Existing vector quantization (VQ) methods for generative super-resolution suffer from two key limitations: (1) coarse-grained quantization of all visual features, leading to significant texture degradation and high quantization distortion; and (2) index predictors trained solely with codebook-level supervision, neglecting end-to-end reconstruction fidelity. To address these, we propose Texture Vector Quantization (TVQ) and Reconstruction-Aware Prediction (RAP). TVQ selectively models only high-frequency missing textures—bypassing low-frequency content—thereby substantially reducing quantization artifacts. RAP incorporates a straight-through estimator to enable end-to-end, image-level supervision, directly optimizing index prediction for reconstruction quality. Our approach achieves marked improvements in texture realism and structural consistency of super-resolved images with minimal computational overhead. Extensive experiments demonstrate state-of-the-art performance over prevailing VQ-based methods across multiple benchmarks, validating the synergistic enhancement of prior modeling accuracy and final reconstruction quality.
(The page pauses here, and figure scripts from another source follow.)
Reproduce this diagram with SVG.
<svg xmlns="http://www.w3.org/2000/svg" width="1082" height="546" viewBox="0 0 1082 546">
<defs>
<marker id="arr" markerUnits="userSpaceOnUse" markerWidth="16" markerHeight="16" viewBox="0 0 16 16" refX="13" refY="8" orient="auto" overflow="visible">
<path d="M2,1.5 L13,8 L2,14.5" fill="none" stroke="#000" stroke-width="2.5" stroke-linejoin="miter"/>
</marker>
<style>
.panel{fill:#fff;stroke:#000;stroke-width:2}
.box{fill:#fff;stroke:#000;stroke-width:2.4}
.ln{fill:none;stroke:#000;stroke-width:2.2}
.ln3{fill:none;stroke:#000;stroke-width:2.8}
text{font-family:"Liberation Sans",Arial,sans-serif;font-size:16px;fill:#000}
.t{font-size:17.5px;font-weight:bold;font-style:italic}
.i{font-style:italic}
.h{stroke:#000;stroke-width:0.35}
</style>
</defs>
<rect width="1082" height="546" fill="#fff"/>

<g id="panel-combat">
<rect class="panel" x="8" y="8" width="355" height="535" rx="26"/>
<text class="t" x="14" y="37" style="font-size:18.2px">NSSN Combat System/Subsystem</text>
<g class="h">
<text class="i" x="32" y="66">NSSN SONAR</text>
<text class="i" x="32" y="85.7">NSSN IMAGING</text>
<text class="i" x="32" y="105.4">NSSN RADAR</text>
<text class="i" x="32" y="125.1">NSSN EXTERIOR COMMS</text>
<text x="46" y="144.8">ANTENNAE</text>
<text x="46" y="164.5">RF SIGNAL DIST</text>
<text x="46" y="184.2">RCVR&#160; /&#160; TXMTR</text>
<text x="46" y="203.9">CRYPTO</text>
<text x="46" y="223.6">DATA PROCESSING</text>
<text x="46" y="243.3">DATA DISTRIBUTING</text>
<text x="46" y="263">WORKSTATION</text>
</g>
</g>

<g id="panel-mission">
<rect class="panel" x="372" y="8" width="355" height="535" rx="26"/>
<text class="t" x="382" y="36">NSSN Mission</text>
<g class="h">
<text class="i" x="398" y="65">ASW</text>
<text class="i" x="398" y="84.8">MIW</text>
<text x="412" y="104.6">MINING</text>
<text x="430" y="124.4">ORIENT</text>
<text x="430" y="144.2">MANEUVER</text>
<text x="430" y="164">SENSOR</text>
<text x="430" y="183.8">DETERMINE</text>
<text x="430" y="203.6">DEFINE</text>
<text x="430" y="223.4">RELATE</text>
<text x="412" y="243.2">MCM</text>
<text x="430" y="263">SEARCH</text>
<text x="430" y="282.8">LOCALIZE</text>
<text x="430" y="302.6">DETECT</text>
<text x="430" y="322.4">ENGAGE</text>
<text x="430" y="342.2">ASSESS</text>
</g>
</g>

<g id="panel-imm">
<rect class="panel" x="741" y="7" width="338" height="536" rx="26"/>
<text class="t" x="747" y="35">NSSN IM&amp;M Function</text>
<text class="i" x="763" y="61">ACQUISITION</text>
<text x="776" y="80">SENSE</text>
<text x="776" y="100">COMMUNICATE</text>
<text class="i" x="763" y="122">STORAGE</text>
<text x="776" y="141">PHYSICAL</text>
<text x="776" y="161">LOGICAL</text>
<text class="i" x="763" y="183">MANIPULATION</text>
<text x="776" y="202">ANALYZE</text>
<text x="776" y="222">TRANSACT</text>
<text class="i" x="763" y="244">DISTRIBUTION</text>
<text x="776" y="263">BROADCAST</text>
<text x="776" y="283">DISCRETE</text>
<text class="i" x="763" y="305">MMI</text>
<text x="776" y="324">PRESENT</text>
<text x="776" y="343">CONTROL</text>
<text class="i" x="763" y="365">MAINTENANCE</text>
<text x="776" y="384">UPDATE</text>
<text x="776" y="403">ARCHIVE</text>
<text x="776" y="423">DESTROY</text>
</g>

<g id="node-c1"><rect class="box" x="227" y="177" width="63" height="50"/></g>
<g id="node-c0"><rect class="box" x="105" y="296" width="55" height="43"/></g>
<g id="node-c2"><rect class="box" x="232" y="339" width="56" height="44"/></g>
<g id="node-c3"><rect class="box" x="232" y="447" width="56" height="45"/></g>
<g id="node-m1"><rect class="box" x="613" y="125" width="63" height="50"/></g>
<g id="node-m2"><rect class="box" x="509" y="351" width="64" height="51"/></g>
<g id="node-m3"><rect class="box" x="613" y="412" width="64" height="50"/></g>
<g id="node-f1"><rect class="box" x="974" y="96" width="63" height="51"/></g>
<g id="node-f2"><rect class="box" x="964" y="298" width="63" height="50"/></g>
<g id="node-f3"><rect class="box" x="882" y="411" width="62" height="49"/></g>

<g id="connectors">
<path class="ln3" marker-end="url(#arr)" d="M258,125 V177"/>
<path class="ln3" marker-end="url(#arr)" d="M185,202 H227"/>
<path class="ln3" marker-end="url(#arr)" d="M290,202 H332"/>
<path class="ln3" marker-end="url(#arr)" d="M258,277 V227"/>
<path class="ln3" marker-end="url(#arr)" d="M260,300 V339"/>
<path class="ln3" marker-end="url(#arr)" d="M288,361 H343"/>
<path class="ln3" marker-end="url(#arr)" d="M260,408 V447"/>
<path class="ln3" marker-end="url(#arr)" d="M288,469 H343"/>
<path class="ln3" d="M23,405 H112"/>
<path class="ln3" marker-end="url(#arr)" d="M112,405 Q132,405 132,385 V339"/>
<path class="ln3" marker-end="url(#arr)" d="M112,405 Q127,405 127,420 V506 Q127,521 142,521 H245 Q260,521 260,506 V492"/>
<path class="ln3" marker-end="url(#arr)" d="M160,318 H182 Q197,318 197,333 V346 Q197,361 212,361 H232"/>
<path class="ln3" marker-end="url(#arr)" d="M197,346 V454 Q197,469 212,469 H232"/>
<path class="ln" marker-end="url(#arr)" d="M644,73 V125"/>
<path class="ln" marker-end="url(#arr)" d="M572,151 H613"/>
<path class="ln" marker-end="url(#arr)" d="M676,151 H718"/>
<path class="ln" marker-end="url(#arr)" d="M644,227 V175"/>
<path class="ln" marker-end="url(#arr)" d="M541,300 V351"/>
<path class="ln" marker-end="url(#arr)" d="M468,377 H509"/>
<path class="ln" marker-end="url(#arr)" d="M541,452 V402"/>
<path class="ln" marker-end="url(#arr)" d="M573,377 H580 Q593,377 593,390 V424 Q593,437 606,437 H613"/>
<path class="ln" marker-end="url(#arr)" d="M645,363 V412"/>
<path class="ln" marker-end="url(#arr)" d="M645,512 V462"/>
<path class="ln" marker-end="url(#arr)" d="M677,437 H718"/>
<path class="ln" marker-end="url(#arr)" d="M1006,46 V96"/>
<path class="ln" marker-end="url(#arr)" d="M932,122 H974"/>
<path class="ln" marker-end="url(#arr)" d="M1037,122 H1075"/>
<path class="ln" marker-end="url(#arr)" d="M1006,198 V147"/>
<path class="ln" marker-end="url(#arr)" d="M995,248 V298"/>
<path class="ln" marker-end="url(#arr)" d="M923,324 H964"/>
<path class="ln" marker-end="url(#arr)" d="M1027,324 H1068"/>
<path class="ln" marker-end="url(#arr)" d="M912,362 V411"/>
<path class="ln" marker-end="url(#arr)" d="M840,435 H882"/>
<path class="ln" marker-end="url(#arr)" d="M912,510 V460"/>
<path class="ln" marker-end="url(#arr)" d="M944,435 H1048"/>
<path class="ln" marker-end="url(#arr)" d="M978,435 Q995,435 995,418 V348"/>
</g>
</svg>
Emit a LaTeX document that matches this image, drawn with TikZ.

Vector-quantized based models have recently demonstrated strong potential for visual prior modeling. However, existing VQ-based methods simply encode visual features with nearest codebook items and train index predictor with code-level supervision. Due to the richness of visual signal, VQ encoding often leads to large quantization error. Furthermore, training predictor with code-level supervision can not take the final reconstruction errors into consideration, result in sub-optimal prior modeling accuracy. In this paper we address the above two issues and propose a Texture Vector-Quantization and a Reconstruction Aware Prediction strategy. The texture vector-quantization strategy leverages the task character of super-resolution and only introduce codebook to model the prior of missing textures. While the reconstruction aware prediction strategy makes use of the straight-through estimator to directly train index predictor with image-level supervision. Our proposed generative SR model (TVQ&RAP) is able to deliver photo-realistic SR results with small computational cost.